Что может быть совершеннее игры Клерон? Однако последите за ней, изучите ее, и вы убедитесь, что к шестому представлению артистка знает наизусть все детали своей игры, как слова своей роли. Несомненно, она создала себе идеальный образец и сперва стремилась приноровиться к нему; несомненно, идеал этот она задумала сколь можно более высоким, величественным и совершенным. Но образ этот – взятый ли из истории, или, подобно видению, порожденный ее фантазией, – не она сама. Будь он лишь равен ей, какой слабой и жалкой была бы ее игра! Когда путем упорной работы она приблизилась, насколько могла, к своей идее, – все уже готово; твердо держаться на этом уровне – лишь дело упражнений и памяти. Присутствуй вы на ее занятиях, сколько раз вы бы воскликнули: «Вы уже добились своего!..» Сколько раз она бы вам ответила: «Ошибаетесь!..» Так однажды друг Лекенуа схватил его за руку, крича: «Остановитесь! Лучшее – враг хорошего: вы все испортите…» – «Вы видите то, что я создал, – задыхаясь, ответил художник восхищенному ценителю, – но вы не видите того, что я задумал и к чему я стремлюсь».
Я не сомневаюсь, что и Клерон, приступая к работе над ролью, переживает муки Лекенуа; но лишь только поднялась она на высоту своего образа, борьба окончена; она владеет собой, она повторяет себя без всякого волнения. Как это иногда бывает во сне, голова ее касается туч, руки простерлись до горизонта; она – душа огромного тела, которым облекла себя; она уже не расстается с этой оболочкой. Небрежно раскинувшись в шезлонге, скрестив руки, закрыв глаза, не двигаясь, мысленно следя за своим образом, она себя видит, слышит, судит о себе, о впечатлении, которое произведет. В эти минуты в ней два существа: маленькая Клерон и великая Агриппина.
В т о р о й. Послушать вас, так актеры во время игры или своих занятий больше всего похожи на ребятишек, когда те ночью изображают на кладбище привидения, подняв над головой белые простыни на шесте и испуская из-под этого сооружения заунывные вопли, пугающие прохожих.

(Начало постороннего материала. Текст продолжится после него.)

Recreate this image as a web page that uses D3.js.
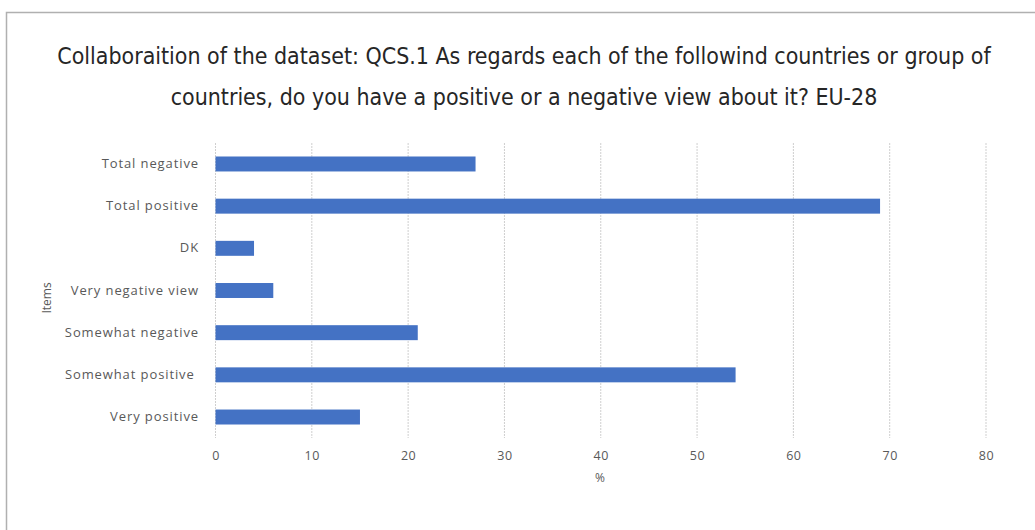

П е р в ы й. Совершенно верно. Вот Дюмениль – не то, что Клерон. Она поднимается на подмостки, не зная еще, что скажет. Половину спектакля она не знает, что говорит, но бывают у нее моменты высшего подъема. Да и почему бы актеру отличаться от поэта, от художника, оратора, музыканта? Не в упоении первых порывов встают перед ними характерные черты их творения, – они появляются в моменты холодные и спокойные, в моменты совершенно неожиданные. Как возникают эти черты, никто не знает; их создает вдохновение. Внезапно остановившись, мастер переводит зоркий взгляд с натуры на свой набросок; красота, созданная в эти минуты вдохновения, разлитая в его творении, неожиданные черты, поразившие его самого, будут долговечнее, чем то, что набросал он, повинуясь случайному капризу воображения. Хладнокровие должно умерять восторженное неистовство. Потерявший голову безумец не может властвовать над нами; власть эта дается тому, кто владеет собой. Великие драматурги – неустанные наблюдатели всего происходящего вокруг них в мире физическом и в мире моральном.